Para governos impregnados de corrupção, como os que se sucederam no país nos últimos anos, uma administração tributária assim é mais do que conveniente: melhor encher de entraves o setor produtivo do que importunar os amici regi (amigos do rei). Não à toa, o secretário Jorge Rachid tem sobrevivido tanto tempo à frente do órgão: atravessou os governos Lula, Dilma e Temer, tendo trabalhado com ministros da Fazenda que hoje são réus da "lava jato", como Antônio Palocci e Guido Mantega. É um homem do establishment, um Romero Jucá fiscal: sua capacidade de sobrevivência e adaptação a diferentes circunstâncias políticas é notável.

No entanto, também é notório que no seu reinado, o órgão perdeu poder de fogo e hoje não consegue pautar minimamente o debate sobre reforma tributária no país. Fechou-se em sua babel burocrática, onde a única língua que não se fala é a do contribuinte. Aliás, desde quando Rachid reassumiu o órgão, em 2015, não houve ano em que o país não fosse rebaixado no indicador de burocracia tributária formulado pelo Banco Mundial e citado no início deste texto. É como um time que cai de divisão temporada após temporada. Em nada a sua atual passagem no comando da Receita lembra os gloriosos anos de sua primeira gestão, ainda no governo Lula, quando o boom das commodities ajudou a alavancar a arrecadação a níveis inéditos.

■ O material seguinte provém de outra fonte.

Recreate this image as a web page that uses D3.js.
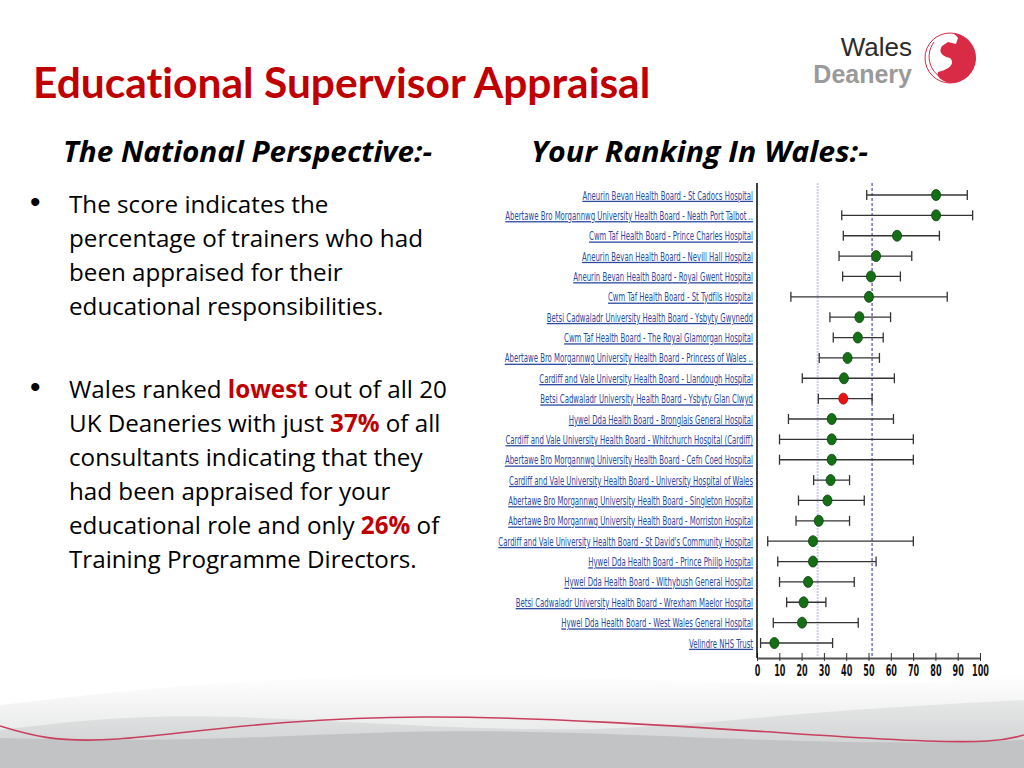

Em 2017, um relatório do Tribunal de Contas da União jogou por terra a imagem de eficiência propagada pela instituição, apontando alocação inadequada da força de trabalho, alterações frequentes em normas tributárias, falta de integração entre bancos de dados fazendários e previdenciários, entre outras inúmeras fragilidades. Em maio deste ano, em novo embate, o TCU denunciou a Receita à Casa Civil por escamotear informações durante auditoria que tinha como objetivo avaliar a confiabilidade e a transparência de informações referentes a créditos tributários e parcelamentos fiscais. “A gravidade dessa situação foi tamanha a ponto de comprometer a execução do trabalho pela equipe de auditoria, de sorte que impediu a elaboração de parecer conclusivo acerca da confiabilidade e da transparência das informações referentes a créditos tributários a receber a cargo da Receita”, ressaltou na ocasião o ministro Vital do Rêgo.

Em síntese, verifica-se que atualmente a visão do órgão é apenas arrecadar, obsessão que negligencia outras atribuições em detrimento de um contribuinte que sofre com a falta de clareza nas normas e nos procedimentos adotados pela autoridade tributária, instituição que deveria facilitar o acesso às informações e dar melhor atendimento à sociedade. A Receita Federal é hoje uma instituição sucateada e parada no tempo, sem servidor para atender a demanda crescente do país.

Ao lado do Judiciário mais moroso do mundo, o Brasil infelizmente também possui a administração tributária mais burocrática e ineficiente do planeta. É esse o legado de 50 anos da Receita Federal. Mesmo não tendo muito o que comemorar, você, contribuinte, é quem continuará bancando a festa. Tim-tim!